> Data:
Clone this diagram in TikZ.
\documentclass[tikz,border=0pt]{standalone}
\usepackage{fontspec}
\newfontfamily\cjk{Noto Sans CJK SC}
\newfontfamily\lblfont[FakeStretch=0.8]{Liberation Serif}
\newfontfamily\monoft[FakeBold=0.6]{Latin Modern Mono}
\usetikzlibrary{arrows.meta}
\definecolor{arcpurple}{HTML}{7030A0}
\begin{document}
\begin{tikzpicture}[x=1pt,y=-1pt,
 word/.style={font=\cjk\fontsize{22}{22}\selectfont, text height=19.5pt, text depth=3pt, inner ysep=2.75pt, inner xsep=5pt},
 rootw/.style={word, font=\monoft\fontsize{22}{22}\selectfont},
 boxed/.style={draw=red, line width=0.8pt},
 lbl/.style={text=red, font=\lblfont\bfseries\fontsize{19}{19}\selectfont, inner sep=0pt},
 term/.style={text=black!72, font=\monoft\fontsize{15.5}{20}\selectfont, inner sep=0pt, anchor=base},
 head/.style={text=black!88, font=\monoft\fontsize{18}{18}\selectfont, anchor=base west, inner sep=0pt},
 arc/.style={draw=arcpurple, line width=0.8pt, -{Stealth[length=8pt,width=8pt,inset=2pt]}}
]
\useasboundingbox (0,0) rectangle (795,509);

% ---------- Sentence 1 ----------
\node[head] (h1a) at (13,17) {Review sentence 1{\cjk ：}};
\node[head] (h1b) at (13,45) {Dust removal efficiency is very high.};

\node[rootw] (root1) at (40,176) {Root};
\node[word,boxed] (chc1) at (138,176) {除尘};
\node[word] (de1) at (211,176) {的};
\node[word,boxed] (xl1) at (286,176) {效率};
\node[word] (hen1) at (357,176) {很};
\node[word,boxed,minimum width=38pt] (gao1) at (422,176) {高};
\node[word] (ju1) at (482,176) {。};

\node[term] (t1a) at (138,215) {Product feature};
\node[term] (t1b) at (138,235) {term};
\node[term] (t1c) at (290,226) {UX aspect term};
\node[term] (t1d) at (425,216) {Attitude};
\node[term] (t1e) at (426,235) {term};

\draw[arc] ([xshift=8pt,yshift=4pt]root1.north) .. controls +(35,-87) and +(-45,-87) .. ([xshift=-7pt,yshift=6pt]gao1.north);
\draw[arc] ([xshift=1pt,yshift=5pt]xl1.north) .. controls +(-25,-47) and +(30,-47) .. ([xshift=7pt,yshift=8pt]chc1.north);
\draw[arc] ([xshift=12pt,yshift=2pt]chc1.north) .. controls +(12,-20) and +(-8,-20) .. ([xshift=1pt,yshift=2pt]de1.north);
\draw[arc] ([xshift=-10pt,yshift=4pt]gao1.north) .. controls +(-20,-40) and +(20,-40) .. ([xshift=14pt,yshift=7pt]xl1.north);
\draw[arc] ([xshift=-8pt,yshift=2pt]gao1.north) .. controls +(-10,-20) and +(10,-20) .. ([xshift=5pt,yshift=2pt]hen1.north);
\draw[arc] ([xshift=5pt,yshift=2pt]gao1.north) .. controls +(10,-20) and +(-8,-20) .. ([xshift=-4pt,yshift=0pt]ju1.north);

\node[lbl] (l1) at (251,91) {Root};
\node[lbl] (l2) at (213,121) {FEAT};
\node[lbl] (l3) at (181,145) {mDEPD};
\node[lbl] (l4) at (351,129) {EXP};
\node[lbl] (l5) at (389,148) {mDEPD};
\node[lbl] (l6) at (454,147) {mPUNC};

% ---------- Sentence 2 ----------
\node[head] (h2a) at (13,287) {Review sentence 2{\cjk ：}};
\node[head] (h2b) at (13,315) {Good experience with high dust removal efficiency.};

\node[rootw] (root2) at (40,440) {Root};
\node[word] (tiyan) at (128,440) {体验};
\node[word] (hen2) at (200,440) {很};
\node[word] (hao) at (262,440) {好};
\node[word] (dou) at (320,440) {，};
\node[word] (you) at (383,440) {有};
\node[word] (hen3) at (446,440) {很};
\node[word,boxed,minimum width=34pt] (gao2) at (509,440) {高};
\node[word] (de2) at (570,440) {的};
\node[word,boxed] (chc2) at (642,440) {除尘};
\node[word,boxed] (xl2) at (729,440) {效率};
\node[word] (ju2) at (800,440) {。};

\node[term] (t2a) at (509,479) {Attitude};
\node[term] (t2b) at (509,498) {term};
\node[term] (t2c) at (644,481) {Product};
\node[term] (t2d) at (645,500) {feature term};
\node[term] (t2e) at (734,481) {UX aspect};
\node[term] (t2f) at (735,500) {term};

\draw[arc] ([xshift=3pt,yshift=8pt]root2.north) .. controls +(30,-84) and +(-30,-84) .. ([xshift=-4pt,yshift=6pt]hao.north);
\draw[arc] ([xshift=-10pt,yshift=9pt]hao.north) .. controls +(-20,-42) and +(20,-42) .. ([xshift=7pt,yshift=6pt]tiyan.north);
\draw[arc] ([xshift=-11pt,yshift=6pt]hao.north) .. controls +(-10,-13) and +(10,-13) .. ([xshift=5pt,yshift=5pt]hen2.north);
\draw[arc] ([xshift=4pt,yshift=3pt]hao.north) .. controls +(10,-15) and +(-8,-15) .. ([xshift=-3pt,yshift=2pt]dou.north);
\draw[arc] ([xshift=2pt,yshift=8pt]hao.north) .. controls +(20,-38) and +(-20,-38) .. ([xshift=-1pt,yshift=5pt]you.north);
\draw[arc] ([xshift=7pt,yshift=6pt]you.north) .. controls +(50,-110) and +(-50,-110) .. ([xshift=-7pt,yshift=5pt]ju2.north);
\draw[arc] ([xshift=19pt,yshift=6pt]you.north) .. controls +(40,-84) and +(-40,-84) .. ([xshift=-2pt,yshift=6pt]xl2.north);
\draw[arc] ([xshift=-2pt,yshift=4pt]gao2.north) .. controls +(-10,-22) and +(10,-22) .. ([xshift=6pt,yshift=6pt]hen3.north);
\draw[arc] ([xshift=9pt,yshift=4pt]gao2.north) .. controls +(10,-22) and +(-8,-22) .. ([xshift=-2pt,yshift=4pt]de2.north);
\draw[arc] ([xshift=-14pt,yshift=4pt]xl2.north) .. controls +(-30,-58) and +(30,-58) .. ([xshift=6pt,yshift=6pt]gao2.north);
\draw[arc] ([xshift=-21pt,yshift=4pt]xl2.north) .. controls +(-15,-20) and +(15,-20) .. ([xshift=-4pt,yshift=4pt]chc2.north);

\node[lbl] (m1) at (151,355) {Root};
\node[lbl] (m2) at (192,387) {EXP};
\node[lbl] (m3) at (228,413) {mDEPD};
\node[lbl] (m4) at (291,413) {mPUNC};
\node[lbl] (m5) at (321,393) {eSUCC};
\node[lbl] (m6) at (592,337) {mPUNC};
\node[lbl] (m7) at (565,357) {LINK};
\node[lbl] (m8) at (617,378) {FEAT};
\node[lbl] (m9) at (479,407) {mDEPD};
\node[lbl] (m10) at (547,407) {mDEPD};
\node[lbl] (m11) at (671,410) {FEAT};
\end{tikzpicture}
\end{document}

> Stated exercise: Return each line of the data exactly as written above.

> Output of the exercise:
Clone this diagram in TikZ.
\documentclass[tikz,border=0pt]{standalone}
\usepackage{fontspec}
\newfontfamily\cjk{Noto Sans CJK SC}
\newfontfamily\lblfont[FakeStretch=0.8]{Liberation Serif}
\newfontfamily\monoft[FakeBold=0.6]{Latin Modern Mono}
\usetikzlibrary{arrows.meta}
\definecolor{arcpurple}{HTML}{7030A0}
\begin{document}
\begin{tikzpicture}[x=1pt,y=-1pt,
 word/.style={font=\cjk\fontsize{22}{22}\selectfont, text height=19.5pt, text depth=3pt, inner ysep=2.75pt, inner xsep=5pt},
 rootw/.style={word, font=\monoft\fontsize{22}{22}\selectfont},
 boxed/.style={draw=red, line width=0.8pt},
 lbl/.style={text=red, font=\lblfont\bfseries\fontsize{19}{19}\selectfont, inner sep=0pt},
 term/.style={text=black!72, font=\monoft\fontsize{15.5}{20}\selectfont, inner sep=0pt, anchor=base},
 head/.style={text=black!88, font=\monoft\fontsize{18}{18}\selectfont, anchor=base west, inner sep=0pt},
 arc/.style={draw=arcpurple, line width=0.8pt, -{Stealth[length=8pt,width=8pt,inset=2pt]}}
]
\useasboundingbox (0,0) rectangle (795,509);

% ---------- Sentence 1 ----------
\node[head] (h1a) at (13,17) {Review sentence 1{\cjk ：}};
\node[head] (h1b) at (13,45) {Dust removal efficiency is very high.};

\node[rootw] (root1) at (40,176) {Root};
\node[word,boxed] (chc1) at (138,176) {除尘};
\node[word] (de1) at (211,176) {的};
\node[word,boxed] (xl1) at (286,176) {效率};
\node[word] (hen1) at (357,176) {很};
\node[word,boxed,minimum width=38pt] (gao1) at (422,176) {高};
\node[word] (ju1) at (482,176) {。};

\node[term] (t1a) at (138,215) {Product feature};
\node[term] (t1b) at (138,235) {term};
\node[term] (t1c) at (290,226) {UX aspect term};
\node[term] (t1d) at (425,216) {Attitude};
\node[term] (t1e) at (426,235) {term};

\draw[arc] ([xshift=8pt,yshift=4pt]root1.north) .. controls +(35,-87) and +(-45,-87) .. ([xshift=-7pt,yshift=6pt]gao1.north);
\draw[arc] ([xshift=1pt,yshift=5pt]xl1.north) .. controls +(-25,-47) and +(30,-47) .. ([xshift=7pt,yshift=8pt]chc1.north);
\draw[arc] ([xshift=12pt,yshift=2pt]chc1.north) .. controls +(12,-20) and +(-8,-20) .. ([xshift=1pt,yshift=2pt]de1.north);
\draw[arc] ([xshift=-10pt,yshift=4pt]gao1.north) .. controls +(-20,-40) and +(20,-40) .. ([xshift=14pt,yshift=7pt]xl1.north);
\draw[arc] ([xshift=-8pt,yshift=2pt]gao1.north) .. controls +(-10,-20) and +(10,-20) .. ([xshift=5pt,yshift=2pt]hen1.north);
\draw[arc] ([xshift=5pt,yshift=2pt]gao1.north) .. controls +(10,-20) and +(-8,-20) .. ([xshift=-4pt,yshift=0pt]ju1.north);

\node[lbl] (l1) at (251,91) {Root};
\node[lbl] (l2) at (213,121) {FEAT};
\node[lbl] (l3) at (181,145) {mDEPD};
\node[lbl] (l4) at (351,129) {EXP};
\node[lbl] (l5) at (389,148) {mDEPD};
\node[lbl] (l6) at (454,147) {mPUNC};

% ---------- Sentence 2 ----------
\node[head] (h2a) at (13,287) {Review sentence 2{\cjk ：}};
\node[head] (h2b) at (13,315) {Good experience with high dust removal efficiency.};

\node[rootw] (root2) at (40,440) {Root};
\node[word] (tiyan) at (128,440) {体验};
\node[word] (hen2) at (200,440) {很};
\node[word] (hao) at (262,440) {好};
\node[word] (dou) at (320,440) {，};
\node[word] (you) at (383,440) {有};
\node[word] (hen3) at (446,440) {很};
\node[word,boxed,minimum width=34pt] (gao2) at (509,440) {高};
\node[word] (de2) at (570,440) {的};
\node[word,boxed] (chc2) at (642,440) {除尘};
\node[word,boxed] (xl2) at (729,440) {效率};
\node[word] (ju2) at (800,440) {。};

\node[term] (t2a) at (509,479) {Attitude};
\node[term] (t2b) at (509,498) {term};
\node[term] (t2c) at (644,481) {Product};
\node[term] (t2d) at (645,500) {feature term};
\node[term] (t2e) at (734,481) {UX aspect};
\node[term] (t2f) at (735,500) {term};

\draw[arc] ([xshift=3pt,yshift=8pt]root2.north) .. controls +(30,-84) and +(-30,-84) .. ([xshift=-4pt,yshift=6pt]hao.north);
\draw[arc] ([xshift=-10pt,yshift=9pt]hao.north) .. controls +(-20,-42) and +(20,-42) .. ([xshift=7pt,yshift=6pt]tiyan.north);
\draw[arc] ([xshift=-11pt,yshift=6pt]hao.north) .. controls +(-10,-13) and +(10,-13) .. ([xshift=5pt,yshift=5pt]hen2.north);
\draw[arc] ([xshift=4pt,yshift=3pt]hao.north) .. controls +(10,-15) and +(-8,-15) .. ([xshift=-3pt,yshift=2pt]dou.north);
\draw[arc] ([xshift=2pt,yshift=8pt]hao.north) .. controls +(20,-38) and +(-20,-38) .. ([xshift=-1pt,yshift=5pt]you.north);
\draw[arc] ([xshift=7pt,yshift=6pt]you.north) .. controls +(50,-110) and +(-50,-110) .. ([xshift=-7pt,yshift=5pt]ju2.north);
\draw[arc] ([xshift=19pt,yshift=6pt]you.north) .. controls +(40,-84) and +(-40,-84) .. ([xshift=-2pt,yshift=6pt]xl2.north);
\draw[arc] ([xshift=-2pt,yshift=4pt]gao2.north) .. controls +(-10,-22) and +(10,-22) .. ([xshift=6pt,yshift=6pt]hen3.north);
\draw[arc] ([xshift=9pt,yshift=4pt]gao2.north) .. controls +(10,-22) and +(-8,-22) .. ([xshift=-2pt,yshift=4pt]de2.north);
\draw[arc] ([xshift=-14pt,yshift=4pt]xl2.north) .. controls +(-30,-58) and +(30,-58) .. ([xshift=6pt,yshift=6pt]gao2.north);
\draw[arc] ([xshift=-21pt,yshift=4pt]xl2.north) .. controls +(-15,-20) and +(15,-20) .. ([xshift=-4pt,yshift=4pt]chc2.north);

\node[lbl] (m1) at (151,355) {Root};
\node[lbl] (m2) at (192,387) {EXP};
\node[lbl] (m3) at (228,413) {mDEPD};
\node[lbl] (m4) at (291,413) {mPUNC};
\node[lbl] (m5) at (321,393) {eSUCC};
\node[lbl] (m6) at (592,337) {mPUNC};
\node[lbl] (m7) at (565,357) {LINK};
\node[lbl] (m8) at (617,378) {FEAT};
\node[lbl] (m9) at (479,407) {mDEPD};
\node[lbl] (m10) at (547,407) {mDEPD};
\node[lbl] (m11) at (671,410) {FEAT};
\end{tikzpicture}
\end{document}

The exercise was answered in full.